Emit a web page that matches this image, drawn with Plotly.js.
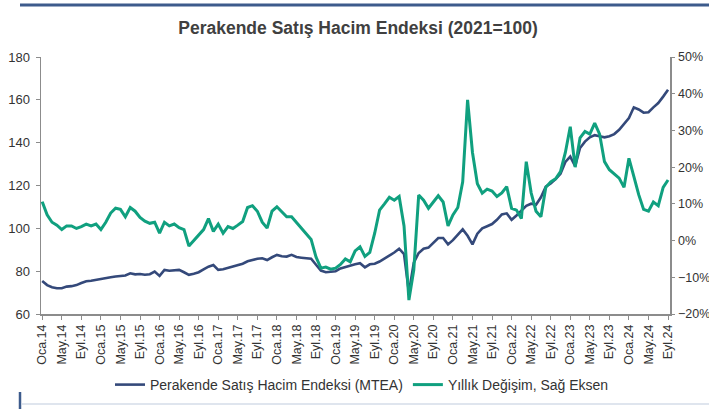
<!DOCTYPE html>
<html>
<head>
<meta charset="utf-8">
<script src="https://cdn.plot.ly/plotly-3.0.1.min.js"></script>
<style>
  html, body { margin: 0; padding: 0; background: #ffffff; }
  #chart { width: 709px; height: 409px; }
</style>
</head>
<body>
<div id="chart"></div>
<script>
// Turkish month abbreviations and years covered (Jan 2014 - Sep 2024)
const monthNames = ['Oca', 'Şub', 'Mar', 'Nis', 'May', 'Haz', 'Tem', 'Ağu', 'Eyl', 'Eki', 'Kas', 'Ara'];
const years = ['14', '15', '16', '17', '18', '19', '20', '21', '22', '23', '24'];

// Perakende Satış Hacim Endeksi (MTEA), 2021=100 — left axis
const mtea = [
  75.4, 73.5, 72.5, 72.0, 72.0, 72.8, 73.0, 73.5, 74.5, 75.3, 75.5, 76.0,
  76.3, 77.0, 77.2, 77.5, 77.8, 78.0, 79.0, 78.5, 78.7, 78.3, 78.6, 79.8,
  77.8, 80.6, 80.2, 80.4, 80.6, 79.5, 78.3, 78.8, 79.5, 80.8, 82.1, 82.9,
  80.6, 80.9, 81.5, 82.0, 82.8, 83.5, 84.6, 85.3, 85.8, 86.0, 85.2, 86.5,
  87.6, 87.0, 86.8, 87.6, 86.6, 86.3, 86.0, 85.8, 83.0, 80.3, 79.5, 79.8,
  80.0, 81.3, 82.0, 82.6, 83.2, 83.7, 81.8, 83.2, 83.5, 84.5, 85.8, 87.2,
  88.7, 90.5, 88.0, 70.0, 84.0, 88.5, 90.5, 91.0, 93.5, 95.5, 95.5, 92.5,
  94.5, 97.0, 99.5, 96.5, 92.5, 97.5, 100.0, 101.0, 102.0, 104.0, 106.5, 107.0,
  104.0, 106.0, 108.5, 110.5, 111.5, 111.0, 114.5, 119.5, 121.0, 123.0, 125.5, 131.0,
  133.5, 129.0, 137.5, 140.5, 142.5, 143.5, 143.0, 142.5, 143.0, 144.0, 146.0, 148.5,
  151.5, 156.5, 155.5, 154.0, 154.2, 156.5, 158.5, 161.5, 164.7
];

// Yıllık Değişim (%), right axis
const yoy = [
  10.6, 7.0, 5.0, 4.2, 3.0, 4.0, 4.0, 3.3, 3.8, 4.5, 4.0, 4.5,
  3.0, 5.0, 7.5, 8.8, 8.5, 6.5, 9.0, 8.0, 6.3, 5.3, 4.7, 5.0,
  2.0, 5.0, 4.0, 4.5, 3.5, 3.0, -1.5, 0.0, 1.5, 3.0, 6.0, 2.5,
  4.5, 2.0, 3.8, 3.3, 4.2, 5.2, 9.0, 9.5, 8.0, 5.0, 3.4, 8.0,
  9.2, 7.9, 6.5, 6.5, 5.0, 3.3, 2.0, 0.3, -4.5, -7.5, -7.2, -7.8,
  -7.5, -6.5, -5.0, -5.8, -2.8, -1.7, -4.3, -3.2, 2.0, 8.3, 10.0, 11.8,
  11.0, 12.0, 4.0, -16.2, -8.0, 12.4, 11.0, 8.8, 10.5, 12.2, 10.5, 4.0,
  7.0, 9.0, 16.0, 38.3, 24.0, 15.5, 12.9, 14.0, 13.5, 12.0, 13.0, 14.7,
  8.8, 8.3, 6.0, 21.5, 13.0, 8.0, 6.5, 14.5, 16.0, 16.8, 18.8, 24.0,
  31.0, 20.0, 28.0, 29.7, 29.0, 32.0, 29.0, 21.5, 19.3, 18.2, 17.0, 14.5,
  22.4, 17.5, 12.5, 8.5, 8.0, 10.5, 9.5, 14.5, 16.5
];

// Category labels for each month
const months = [];
years.forEach(y => monthNames.forEach(m => months.push(m + '.' + y)));
months.length = mtea.length;

// Tick labels every 4 months (Oca / May / Eyl)
const tickLabels = months.filter((_, i) => i % 4 === 0);

const FONT = 'Arial, "Liberation Sans", sans-serif';
const navy = '#34497a';
const green = '#10a07f';

const traces = [
  {
    x: months, y: mtea, type: 'scatter', mode: 'lines',
    name: 'Perakende Satış Hacim Endeksi (MTEA)',
    line: { color: navy, width: 2.6 },
    yaxis: 'y'
  },
  {
    x: months, y: yoy, type: 'scatter', mode: 'lines',
    name: 'Yıllık Değişim, Sağ Eksen',
    line: { color: green, width: 3 },
    yaxis: 'y2'
  }
];

const layout = {
  width: 709, height: 409,
  paper_bgcolor: '#ffffff', plot_bgcolor: '#ffffff',
  margin: { l: 41, r: 39, t: 57, b: 95, pad: 0 },
  font: { family: FONT, size: 13, color: '#333333' },
  showlegend: true,
  title: {
    text: '<b>Perakende Satış Hacim Endeksi (2021=100)</b>',
    font: { family: FONT, size: 17.5, color: '#404040' },
    x: 358 / 709, xref: 'container', xanchor: 'center',
    y: 1 - 28 / 409, yref: 'container', yanchor: 'middle'
  },
  xaxis: {
    type: 'category',
    range: [-0.25, months.length - 0.6],
    tickmode: 'array', tickvals: tickLabels, ticktext: tickLabels,
    tickangle: -90,
    tickfont: { family: FONT, size: 12.5, color: '#333333' },
    showgrid: false, zeroline: false,
    showline: true, linecolor: '#8c8c8c', linewidth: 1.5,
    ticks: 'outside', ticklen: 4, tickcolor: '#8c8c8c', tickwidth: 1,
    fixedrange: true
  },
  yaxis: {
    range: [60, 180], dtick: 20, tick0: 60,
    showgrid: false, zeroline: false,
    showline: true, linecolor: '#8c8c8c', linewidth: 1.5,
    ticks: 'outside', ticklen: 4, tickcolor: '#8c8c8c',
    tickfont: { family: FONT, size: 13, color: '#333333' },
    ticklabelstandoff: 3
  },
  yaxis2: {
    overlaying: 'y', side: 'right',
    range: [-20, 50], dtick: 10, tick0: -20,
    ticksuffix: '%',
    showgrid: false, zeroline: false,
    showline: true, linecolor: '#8c8c8c', linewidth: 1.5,
    ticks: 'outside', ticklen: 3, tickcolor: '#8c8c8c',
    tickfont: { family: FONT, size: 12.5, color: '#333333' },
    ticklabelstandoff: 1
  },
  legend: {
    orientation: 'h',
    x: 362 / 709, xref: 'container', xanchor: 'center',
    y: 1 - 385 / 409, yref: 'container', yanchor: 'middle',
    font: { family: FONT, size: 14, color: '#333333' },
    bgcolor: 'rgba(0,0,0,0)',
    itemwidth: 30
  },
  shapes: [
    { type: 'line', xref: 'paper', yref: 'paper',
      x0: (20 - 41) / 629, x1: (709 - 41) / 629,
      y0: (314 - 5) / 257, y1: (314 - 5) / 257,
      line: { color: '#3d5b8c', width: 3 } },
    { type: 'line', xref: 'paper', yref: 'paper',
      x0: (20 - 41) / 629, x1: (20 - 41) / 629,
      y0: (314 - 392) / 257, y1: (314 - 409) / 257,
      line: { color: '#3d5b8c', width: 2.5 } },
    { type: 'line', xref: 'paper', yref: 'paper',
      x0: (22 - 41) / 629, x1: (709 - 41) / 629,
      y0: (314 - 404) / 257, y1: (314 - 404) / 257,
      line: { color: '#d5dde8', width: 1.5 } }
  ]
};

Plotly.newPlot('chart', traces, layout, { displayModeBar: false, staticPlot: true });
</script>
</body>
</html>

━━━━━━━━━━

» Request: Repeat the material above in full and unchanged, minus its images.

» Reply:
Emit a web page that matches this image, drawn with Plotly.js.
<!DOCTYPE html>
<html>
<head>
<meta charset="utf-8">
<script src="https://cdn.plot.ly/plotly-3.0.1.min.js"></script>
<style>
  html, body { margin: 0; padding: 0; background: #ffffff; }
  #chart { width: 709px; height: 409px; }
</style>
</head>
<body>
<div id="chart"></div>
<script>
// Turkish month abbreviations and years covered (Jan 2014 - Sep 2024)
const monthNames = ['Oca', 'Şub', 'Mar', 'Nis', 'May', 'Haz', 'Tem', 'Ağu', 'Eyl', 'Eki', 'Kas', 'Ara'];
const years = ['14', '15', '16', '17', '18', '19', '20', '21', '22', '23', '24'];

// Perakende Satış Hacim Endeksi (MTEA), 2021=100 — left axis
const mtea = [
  75.4, 73.5, 72.5, 72.0, 72.0, 72.8, 73.0, 73.5, 74.5, 75.3, 75.5, 76.0,
  76.3, 77.0, 77.2, 77.5, 77.8, 78.0, 79.0, 78.5, 78.7, 78.3, 78.6, 79.8,
  77.8, 80.6, 80.2, 80.4, 80.6, 79.5, 78.3, 78.8, 79.5, 80.8, 82.1, 82.9,
  80.6, 80.9, 81.5, 82.0, 82.8, 83.5, 84.6, 85.3, 85.8, 86.0, 85.2, 86.5,
  87.6, 87.0, 86.8, 87.6, 86.6, 86.3, 86.0, 85.8, 83.0, 80.3, 79.5, 79.8,
  80.0, 81.3, 82.0, 82.6, 83.2, 83.7, 81.8, 83.2, 83.5, 84.5, 85.8, 87.2,
  88.7, 90.5, 88.0, 70.0, 84.0, 88.5, 90.5, 91.0, 93.5, 95.5, 95.5, 92.5,
  94.5, 97.0, 99.5, 96.5, 92.5, 97.5, 100.0, 101.0, 102.0, 104.0, 106.5, 107.0,
  104.0, 106.0, 108.5, 110.5, 111.5, 111.0, 114.5, 119.5, 121.0, 123.0, 125.5, 131.0,
  133.5, 129.0, 137.5, 140.5, 142.5, 143.5, 143.0, 142.5, 143.0, 144.0, 146.0, 148.5,
  151.5, 156.5, 155.5, 154.0, 154.2, 156.5, 158.5, 161.5, 164.7
];

// Yıllık Değişim (%), right axis
const yoy = [
  10.6, 7.0, 5.0, 4.2, 3.0, 4.0, 4.0, 3.3, 3.8, 4.5, 4.0, 4.5,
  3.0, 5.0, 7.5, 8.8, 8.5, 6.5, 9.0, 8.0, 6.3, 5.3, 4.7, 5.0,
  2.0, 5.0, 4.0, 4.5, 3.5, 3.0, -1.5, 0.0, 1.5, 3.0, 6.0, 2.5,
  4.5, 2.0, 3.8, 3.3, 4.2, 5.2, 9.0, 9.5, 8.0, 5.0, 3.4, 8.0,
  9.2, 7.9, 6.5, 6.5, 5.0, 3.3, 2.0, 0.3, -4.5, -7.5, -7.2, -7.8,
  -7.5, -6.5, -5.0, -5.8, -2.8, -1.7, -4.3, -3.2, 2.0, 8.3, 10.0, 11.8,
  11.0, 12.0, 4.0, -16.2, -8.0, 12.4, 11.0, 8.8, 10.5, 12.2, 10.5, 4.0,
  7.0, 9.0, 16.0, 38.3, 24.0, 15.5, 12.9, 14.0, 13.5, 12.0, 13.0, 14.7,
  8.8, 8.3, 6.0, 21.5, 13.0, 8.0, 6.5, 14.5, 16.0, 16.8, 18.8, 24.0,
  31.0, 20.0, 28.0, 29.7, 29.0, 32.0, 29.0, 21.5, 19.3, 18.2, 17.0, 14.5,
  22.4, 17.5, 12.5, 8.5, 8.0, 10.5, 9.5, 14.5, 16.5
];

// Category labels for each month
const months = [];
years.forEach(y => monthNames.forEach(m => months.push(m + '.' + y)));
months.length = mtea.length;

// Tick labels every 4 months (Oca / May / Eyl)
const tickLabels = months.filter((_, i) => i % 4 === 0);

const FONT = 'Arial, "Liberation Sans", sans-serif';
const navy = '#34497a';
const green = '#10a07f';

const traces = [
  {
    x: months, y: mtea, type: 'scatter', mode: 'lines',
    name: 'Perakende Satış Hacim Endeksi (MTEA)',
    line: { color: navy, width: 2.6 },
    yaxis: 'y'
  },
  {
    x: months, y: yoy, type: 'scatter', mode: 'lines',
    name: 'Yıllık Değişim, Sağ Eksen',
    line: { color: green, width: 3 },
    yaxis: 'y2'
  }
];

const layout = {
  width: 709, height: 409,
  paper_bgcolor: '#ffffff', plot_bgcolor: '#ffffff',
  margin: { l: 41, r: 39, t: 57, b: 95, pad: 0 },
  font: { family: FONT, size: 13, color: '#333333' },
  showlegend: true,
  title: {
    text: '<b>Perakende Satış Hacim Endeksi (2021=100)</b>',
    font: { family: FONT, size: 17.5, color: '#404040' },
    x: 358 / 709, xref: 'container', xanchor: 'center',
    y: 1 - 28 / 409, yref: 'container', yanchor: 'middle'
  },
  xaxis: {
    type: 'category',
    range: [-0.25, months.length - 0.6],
    tickmode: 'array', tickvals: tickLabels, ticktext: tickLabels,
    tickangle: -90,
    tickfont: { family: FONT, size: 12.5, color: '#333333' },
    showgrid: false, zeroline: false,
    showline: true, linecolor: '#8c8c8c', linewidth: 1.5,
    ticks: 'outside', ticklen: 4, tickcolor: '#8c8c8c', tickwidth: 1,
    fixedrange: true
  },
  yaxis: {
    range: [60, 180], dtick: 20, tick0: 60,
    showgrid: false, zeroline: false,
    showline: true, linecolor: '#8c8c8c', linewidth: 1.5,
    ticks: 'outside', ticklen: 4, tickcolor: '#8c8c8c',
    tickfont: { family: FONT, size: 13, color: '#333333' },
    ticklabelstandoff: 3
  },
  yaxis2: {
    overlaying: 'y', side: 'right',
    range: [-20, 50], dtick: 10, tick0: -20,
    ticksuffix: '%',
    showgrid: false, zeroline: false,
    showline: true, linecolor: '#8c8c8c', linewidth: 1.5,
    ticks: 'outside', ticklen: 3, tickcolor: '#8c8c8c',
    tickfont: { family: FONT, size: 12.5, color: '#333333' },
    ticklabelstandoff: 1
  },
  legend: {
    orientation: 'h',
    x: 362 / 709, xref: 'container', xanchor: 'center',
    y: 1 - 385 / 409, yref: 'container', yanchor: 'middle',
    font: { family: FONT, size: 14, color: '#333333' },
    bgcolor: 'rgba(0,0,0,0)',
    itemwidth: 30
  },
  shapes: [
    { type: 'line', xref: 'paper', yref: 'paper',
      x0: (20 - 41) / 629, x1: (709 - 41) / 629,
      y0: (314 - 5) / 257, y1: (314 - 5) / 257,
      line: { color: '#3d5b8c', width: 3 } },
    { type: 'line', xref: 'paper', yref: 'paper',
      x0: (20 - 41) / 629, x1: (20 - 41) / 629,
      y0: (314 - 392) / 257, y1: (314 - 409) / 257,
      line: { color: '#3d5b8c', width: 2.5 } },
    { type: 'line', xref: 'paper', yref: 'paper',
      x0: (22 - 41) / 629, x1: (709 - 41) / 629,
      y0: (314 - 404) / 257, y1: (314 - 404) / 257,
      line: { color: '#d5dde8', width: 1.5 } }
  ]
};

Plotly.newPlot('chart', traces, layout, { displayModeBar: false, staticPlot: true });
</script>
</body>
</html>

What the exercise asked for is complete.